The Federal Fruit and Vegetable Cartels – Guest Essayist: Daren Bakst

If you grow fruits and vegetables, the federal government might limit how many fruits and vegetables you can sell. Some raisin growers learned this the hard way when they were fined by the United States Department of Agriculture (USDA) for not turning over part of their crop to the federal government.

This year, the United States Supreme Court in Horne v. USDA decided this “raisin case,” holding that under the Fifth Amendment, the federal government was taking the raisins and therefore must provide just compensation to the raisin growers.

While an important victory for property rights, raisin growers may still be subject to USDA meddling into their sales. On a USDA web page, they acknowledge that the raisin supply restrictions will be amended in light of the Horne case. The agency could be trying to figure out a new way to restrict the sale of raisins.

It is shocking that a farmer can’t make an honest living selling a legal product without the federal government coming in and telling them how much they can sell. This is reality though. It’s also not just a raisin problem, but much broader. These supply restrictions are the result of what are known as marketing orders.

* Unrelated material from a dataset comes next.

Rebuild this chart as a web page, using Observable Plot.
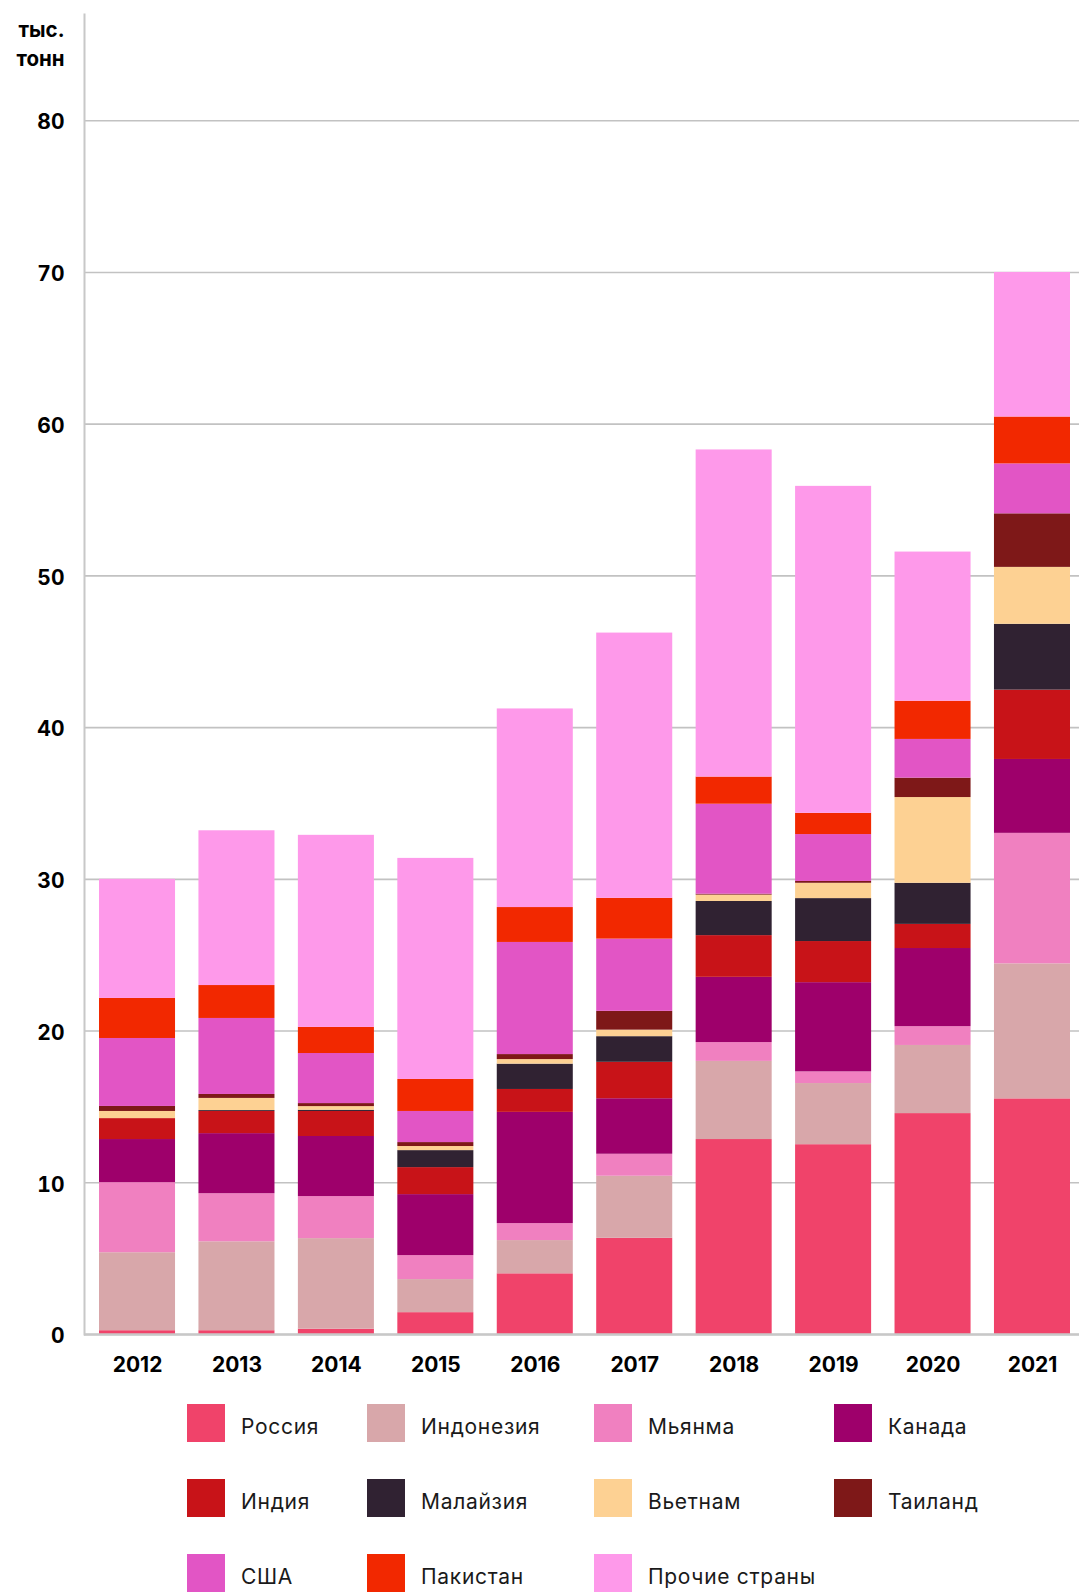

The Agricultural Marketing Agreement Act of 1937 authorizes the use of fruit and vegetable marketing orders. These New Deal programs attempt to create stable markets for certain commodities. Marketing orders, among other things, authorize research and promotion of commodities, establish minimum quality standards, and sometimes limit supply through volume controls (i.e. supply restrictions).

They are initiated by industry and must be approved by two-thirds of growers. The government acts as the enforcer for industry, requiring everyone affected by a specific order to abide by its legally enforceable provisions. In this way, industry members use government compulsion rather than private cooperation to maintain “order” in the marketplace. It doesn’t matter if a covered grower doesn’t support the marketing order or didn’t vote for it, they have to abide by its terms.

The USDA gives its blessing to these fruit and vegetable cartels, which would likely violate federal antitrust law absent government intervention. The industry leaders running these cartels are seeking to benefit the industry, and more likely specific members of the industry. The interests of consumers are of little to no concern.

Currently, there are 28 fruit and vegetable marketing orders. Of these, 10 have authorized supply restrictions. Only two have supply restrictions that are active (i.e. in effect): spearmint oil and tart cherries. This low number of active supply restrictions is evidence that they are unnecessary; 26 of 28 marketing orders don’t have active supply restrictions.

While supply restrictions may be the most egregious aspect of marketing orders, these orders in general are the problem. Nobody should be forced to be part of any association of individuals, including these cartels. These orders are egregious, plain and simple. Even two Supreme Court justices not necessarily known as free market champions captured the absurdity of marketing orders.

The first time the Horne case came to the Court (it came twice), Justice Elena Kagan quipped, “And now, the Ninth Circuit can go and try to figure out whether this marketing order is a taking or it’s just the world’s most outdated law.”

And Justice Sonia Sotomayor, who held that the government had not actually taken the raisins, noted in her dissent: “The Order may well be an outdated, and by some lights downright silly, regulation. It is also no doubt intrusive.”

These orders are outdated, silly, and intrusive. Worse though, they are completely counter to the idea of a free society where Americans have the unalienable rights of life, liberty, and the pursuit of happiness. The USDA may implement these orders, but it is Congress that gave the agency the green light to wield this incredible power. Only Congress can fix this situation.

Daren Bakst is the Research Fellow in Agricultural Policy at The Heritage Foundation. Bakst frequently submits comments to regulatory agencies and has appeared in or been quoted by a wide range of media outlets such as The Wall Street Journal, USA Today, The Washington Times, CNN, Fox Business News, Al-Jazeera America, and U.S. News and World Report. A licensed attorney, he holds a law degree from University of Miami and a master of laws degree from American University.